If the resource is invalid according to the schema, it cannot be used by clusters. The resource can be edited to make it valid. The catalog schema can only be edited when no resources in the catalog are being used by any cluster.

Resource catalogs can be imported using the API or through the interface by uploading a JSON file. If an existing catalog is identified in this file, the resources will be added to it during the import process. An example file of a catalog with resources that can be imported:

{
  "name": "Рабочие хосты",
  "slug": "worker-nodes",
  "params": [
    {
      "key": "hostname",
      "type": "string",
      "title": "Имя хоста",
      "unique": true,
      "pattern": "^[a-z0-9.-]+$",
      "identifier": true
    },
    {
      "key": "ip",
      "type": "string",
      "title": "IP-адрес",
      "format": "ipv4",
      "unique": true,
      "identifier": true
    }
  ],
  "resources": [
    { "values": { "ip": "10.128.0.39", "hostname": "worker-1" } },
    { "values": { "ip": "10.128.0.47", "hostname": "worker-2" } },
    { "values": { "ip": "10.128.0.24", "hostname": "worker-3" } },
    { "values": { "ip": "10.128.0.17", "hostname": "worker-4" } },
    { "values": { "ip": "10.128.0.55", "hostname": "worker-5" } },
    { "values": { "ip": "10.128.0.49", "hostname": "worker-6" } }
  ]
}

Integration API and Tokens

The Commander API provides a limited set of actions:

  1. Create, change, and delete clusters
  2. Create, change and delete resources in catalogs
  3. Read templates
  4. Read resource catalogs

To access the API in Commander, you can issue a token. The token can have either rights to all possible operations in the API or only read rights.

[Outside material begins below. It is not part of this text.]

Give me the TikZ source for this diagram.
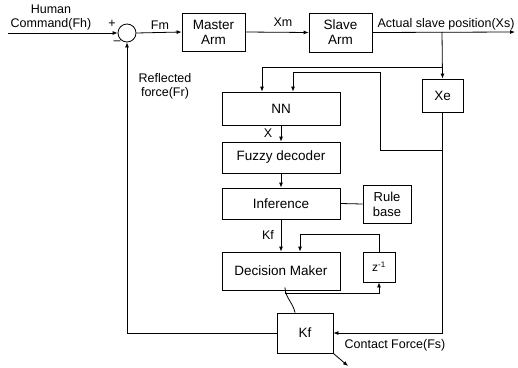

Details of the API implementation are described in the Integration API section.

Audit

For all entities, Commander keeps a history of changes. Clusters, templates, resources, catalogs, API access tokens - for all of them, a history of actions and changes is recorded, which can be used to track who, when and what actions were performed in Commander.

Currently, this functionality only relates to work related to the Commander API. In the future, an audit log from application clusters will be available in Commander.